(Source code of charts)
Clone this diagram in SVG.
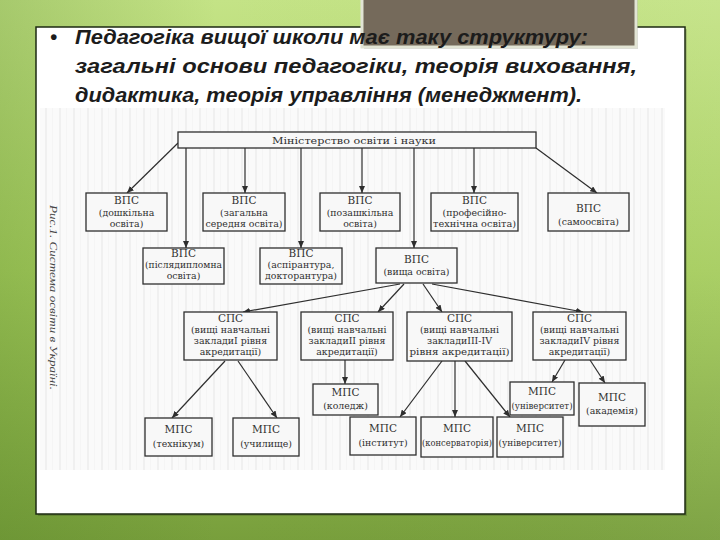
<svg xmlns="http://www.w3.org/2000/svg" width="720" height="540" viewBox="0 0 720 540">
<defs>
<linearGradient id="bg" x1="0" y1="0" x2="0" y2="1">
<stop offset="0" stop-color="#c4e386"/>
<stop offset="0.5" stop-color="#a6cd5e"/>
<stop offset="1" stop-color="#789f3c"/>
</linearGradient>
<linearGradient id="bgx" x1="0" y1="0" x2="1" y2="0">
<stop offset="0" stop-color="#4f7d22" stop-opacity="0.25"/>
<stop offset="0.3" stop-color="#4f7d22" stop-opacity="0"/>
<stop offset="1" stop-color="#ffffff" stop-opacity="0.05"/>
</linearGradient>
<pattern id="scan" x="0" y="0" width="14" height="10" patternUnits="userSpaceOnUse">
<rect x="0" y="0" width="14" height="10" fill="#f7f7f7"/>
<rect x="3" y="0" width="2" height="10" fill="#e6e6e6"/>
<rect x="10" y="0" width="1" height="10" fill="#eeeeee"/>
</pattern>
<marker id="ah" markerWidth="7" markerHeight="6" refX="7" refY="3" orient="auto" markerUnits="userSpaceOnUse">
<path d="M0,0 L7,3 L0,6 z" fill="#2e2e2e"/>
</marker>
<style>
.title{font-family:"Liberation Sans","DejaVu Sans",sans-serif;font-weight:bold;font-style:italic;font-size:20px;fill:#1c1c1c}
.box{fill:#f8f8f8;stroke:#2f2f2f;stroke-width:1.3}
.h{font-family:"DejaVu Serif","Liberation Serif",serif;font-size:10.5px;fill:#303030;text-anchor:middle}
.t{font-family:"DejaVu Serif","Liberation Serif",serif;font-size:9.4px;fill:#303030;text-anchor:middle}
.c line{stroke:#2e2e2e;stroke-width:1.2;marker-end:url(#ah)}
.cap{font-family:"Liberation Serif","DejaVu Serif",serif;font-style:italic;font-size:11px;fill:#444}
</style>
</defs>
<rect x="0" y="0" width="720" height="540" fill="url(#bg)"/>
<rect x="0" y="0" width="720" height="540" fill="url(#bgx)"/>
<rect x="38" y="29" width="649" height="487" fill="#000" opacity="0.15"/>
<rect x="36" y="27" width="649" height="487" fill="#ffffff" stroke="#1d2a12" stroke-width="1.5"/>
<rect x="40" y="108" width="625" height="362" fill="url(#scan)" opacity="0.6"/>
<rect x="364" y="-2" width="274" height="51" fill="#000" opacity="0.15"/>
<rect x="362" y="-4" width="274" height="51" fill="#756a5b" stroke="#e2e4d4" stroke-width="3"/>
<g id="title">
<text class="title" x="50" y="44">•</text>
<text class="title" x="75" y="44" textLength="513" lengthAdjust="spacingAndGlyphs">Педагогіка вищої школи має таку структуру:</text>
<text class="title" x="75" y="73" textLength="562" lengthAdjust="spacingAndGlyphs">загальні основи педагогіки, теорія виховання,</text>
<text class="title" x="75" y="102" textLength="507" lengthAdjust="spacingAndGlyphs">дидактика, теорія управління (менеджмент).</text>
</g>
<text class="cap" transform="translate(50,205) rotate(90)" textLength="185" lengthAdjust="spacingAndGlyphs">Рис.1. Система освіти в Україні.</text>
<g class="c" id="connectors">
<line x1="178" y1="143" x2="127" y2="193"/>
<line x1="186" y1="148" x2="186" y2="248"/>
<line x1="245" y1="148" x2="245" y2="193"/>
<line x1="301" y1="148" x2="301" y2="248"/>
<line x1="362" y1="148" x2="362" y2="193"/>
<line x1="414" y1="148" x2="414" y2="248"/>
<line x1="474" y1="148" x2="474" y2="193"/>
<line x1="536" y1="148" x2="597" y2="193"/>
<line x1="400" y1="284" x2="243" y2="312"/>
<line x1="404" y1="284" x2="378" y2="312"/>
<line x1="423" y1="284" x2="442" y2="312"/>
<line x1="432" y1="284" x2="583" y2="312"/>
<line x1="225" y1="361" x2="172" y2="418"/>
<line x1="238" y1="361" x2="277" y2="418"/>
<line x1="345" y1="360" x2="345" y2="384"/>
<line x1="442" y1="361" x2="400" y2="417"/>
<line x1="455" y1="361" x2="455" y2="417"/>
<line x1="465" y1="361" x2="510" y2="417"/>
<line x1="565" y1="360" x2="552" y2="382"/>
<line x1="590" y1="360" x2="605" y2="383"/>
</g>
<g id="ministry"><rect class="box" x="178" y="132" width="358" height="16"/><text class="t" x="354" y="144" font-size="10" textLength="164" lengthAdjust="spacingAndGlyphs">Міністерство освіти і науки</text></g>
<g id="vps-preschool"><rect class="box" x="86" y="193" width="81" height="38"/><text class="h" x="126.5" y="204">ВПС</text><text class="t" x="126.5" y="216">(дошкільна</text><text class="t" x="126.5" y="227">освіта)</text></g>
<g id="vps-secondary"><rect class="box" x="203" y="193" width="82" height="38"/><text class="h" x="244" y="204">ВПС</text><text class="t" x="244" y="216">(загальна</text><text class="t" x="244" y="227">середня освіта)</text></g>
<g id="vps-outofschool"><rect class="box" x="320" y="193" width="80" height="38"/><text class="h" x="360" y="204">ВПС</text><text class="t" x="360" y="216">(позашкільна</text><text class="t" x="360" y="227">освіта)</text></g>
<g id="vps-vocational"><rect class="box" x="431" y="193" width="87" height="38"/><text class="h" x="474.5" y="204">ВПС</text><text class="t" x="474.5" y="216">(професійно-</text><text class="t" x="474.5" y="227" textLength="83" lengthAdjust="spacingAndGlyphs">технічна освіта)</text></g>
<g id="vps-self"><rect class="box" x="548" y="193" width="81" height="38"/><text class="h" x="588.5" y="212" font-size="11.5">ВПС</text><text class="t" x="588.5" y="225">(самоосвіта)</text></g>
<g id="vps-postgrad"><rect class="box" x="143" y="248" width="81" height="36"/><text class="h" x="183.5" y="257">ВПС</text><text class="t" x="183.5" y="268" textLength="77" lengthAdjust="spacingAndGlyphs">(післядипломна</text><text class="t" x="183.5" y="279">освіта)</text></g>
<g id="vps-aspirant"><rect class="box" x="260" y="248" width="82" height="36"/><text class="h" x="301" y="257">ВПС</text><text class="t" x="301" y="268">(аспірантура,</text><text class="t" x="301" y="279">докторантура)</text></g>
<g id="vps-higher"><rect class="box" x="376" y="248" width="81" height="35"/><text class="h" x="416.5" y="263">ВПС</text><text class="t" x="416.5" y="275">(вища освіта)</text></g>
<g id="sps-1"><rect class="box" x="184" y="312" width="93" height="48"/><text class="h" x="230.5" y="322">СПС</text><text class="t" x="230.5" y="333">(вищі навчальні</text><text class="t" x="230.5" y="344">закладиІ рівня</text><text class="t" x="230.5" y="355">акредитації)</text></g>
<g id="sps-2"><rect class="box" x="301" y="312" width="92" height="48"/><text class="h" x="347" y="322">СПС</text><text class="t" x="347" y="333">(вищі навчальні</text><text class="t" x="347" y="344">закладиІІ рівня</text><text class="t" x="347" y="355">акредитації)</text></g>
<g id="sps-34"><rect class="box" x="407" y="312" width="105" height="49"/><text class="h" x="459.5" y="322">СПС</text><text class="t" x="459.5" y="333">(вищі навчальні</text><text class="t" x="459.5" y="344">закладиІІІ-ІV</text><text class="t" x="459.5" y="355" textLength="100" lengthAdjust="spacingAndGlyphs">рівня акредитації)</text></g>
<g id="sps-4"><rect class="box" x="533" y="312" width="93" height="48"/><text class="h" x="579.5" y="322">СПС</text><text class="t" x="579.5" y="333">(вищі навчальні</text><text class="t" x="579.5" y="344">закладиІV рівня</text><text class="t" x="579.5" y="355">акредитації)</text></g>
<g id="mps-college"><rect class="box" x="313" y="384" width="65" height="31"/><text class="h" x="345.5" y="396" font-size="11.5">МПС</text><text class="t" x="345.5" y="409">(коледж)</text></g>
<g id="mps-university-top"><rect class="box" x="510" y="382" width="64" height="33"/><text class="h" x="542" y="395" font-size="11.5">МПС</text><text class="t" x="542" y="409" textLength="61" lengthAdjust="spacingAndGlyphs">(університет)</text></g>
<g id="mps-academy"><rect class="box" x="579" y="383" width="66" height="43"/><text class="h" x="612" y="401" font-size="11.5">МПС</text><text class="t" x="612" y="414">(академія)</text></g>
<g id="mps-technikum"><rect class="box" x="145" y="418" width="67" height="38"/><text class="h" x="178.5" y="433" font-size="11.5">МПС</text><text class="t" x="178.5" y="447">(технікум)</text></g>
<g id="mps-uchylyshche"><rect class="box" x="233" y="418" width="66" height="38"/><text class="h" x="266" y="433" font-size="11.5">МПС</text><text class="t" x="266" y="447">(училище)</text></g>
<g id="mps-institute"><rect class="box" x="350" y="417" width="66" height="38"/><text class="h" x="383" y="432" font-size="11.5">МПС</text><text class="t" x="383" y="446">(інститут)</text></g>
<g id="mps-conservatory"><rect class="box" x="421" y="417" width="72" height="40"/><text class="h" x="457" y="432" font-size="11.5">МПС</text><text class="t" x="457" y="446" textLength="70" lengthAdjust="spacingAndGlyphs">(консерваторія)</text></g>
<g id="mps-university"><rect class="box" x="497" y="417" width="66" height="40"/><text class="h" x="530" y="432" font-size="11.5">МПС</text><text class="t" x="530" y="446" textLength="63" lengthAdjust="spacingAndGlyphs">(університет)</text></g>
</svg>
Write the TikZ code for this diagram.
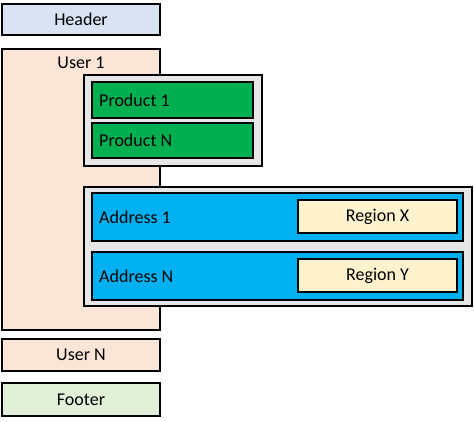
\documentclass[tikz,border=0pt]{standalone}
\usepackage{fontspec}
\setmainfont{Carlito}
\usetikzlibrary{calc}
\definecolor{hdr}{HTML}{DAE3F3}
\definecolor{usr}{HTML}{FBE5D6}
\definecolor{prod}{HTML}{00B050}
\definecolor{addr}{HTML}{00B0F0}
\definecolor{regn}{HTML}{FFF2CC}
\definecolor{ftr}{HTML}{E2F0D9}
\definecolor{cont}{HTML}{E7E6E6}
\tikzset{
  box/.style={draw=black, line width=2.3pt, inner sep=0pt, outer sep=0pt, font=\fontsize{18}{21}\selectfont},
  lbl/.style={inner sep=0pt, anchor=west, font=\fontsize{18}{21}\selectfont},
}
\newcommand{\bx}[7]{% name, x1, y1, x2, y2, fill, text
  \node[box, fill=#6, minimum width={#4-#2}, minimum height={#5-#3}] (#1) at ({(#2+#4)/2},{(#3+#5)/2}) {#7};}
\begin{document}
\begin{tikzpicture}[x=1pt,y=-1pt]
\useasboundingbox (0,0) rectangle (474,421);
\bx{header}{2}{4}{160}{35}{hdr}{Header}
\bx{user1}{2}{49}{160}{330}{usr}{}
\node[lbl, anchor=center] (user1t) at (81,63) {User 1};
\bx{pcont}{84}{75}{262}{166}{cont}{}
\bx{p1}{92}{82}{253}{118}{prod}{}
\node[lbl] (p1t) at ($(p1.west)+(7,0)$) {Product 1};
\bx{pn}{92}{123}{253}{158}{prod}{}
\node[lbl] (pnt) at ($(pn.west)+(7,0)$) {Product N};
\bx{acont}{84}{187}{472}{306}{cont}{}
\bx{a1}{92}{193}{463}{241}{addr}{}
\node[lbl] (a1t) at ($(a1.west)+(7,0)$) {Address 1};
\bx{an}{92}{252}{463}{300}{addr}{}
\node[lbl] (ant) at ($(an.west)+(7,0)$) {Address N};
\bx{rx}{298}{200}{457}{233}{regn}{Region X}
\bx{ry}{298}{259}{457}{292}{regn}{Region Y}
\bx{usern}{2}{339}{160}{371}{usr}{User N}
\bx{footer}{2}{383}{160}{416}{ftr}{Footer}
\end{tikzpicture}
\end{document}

■ **Short task**: Only a number is expected here: the count of lines in the listing that hold the string "diagram".

■ **Result of the exercise**: 2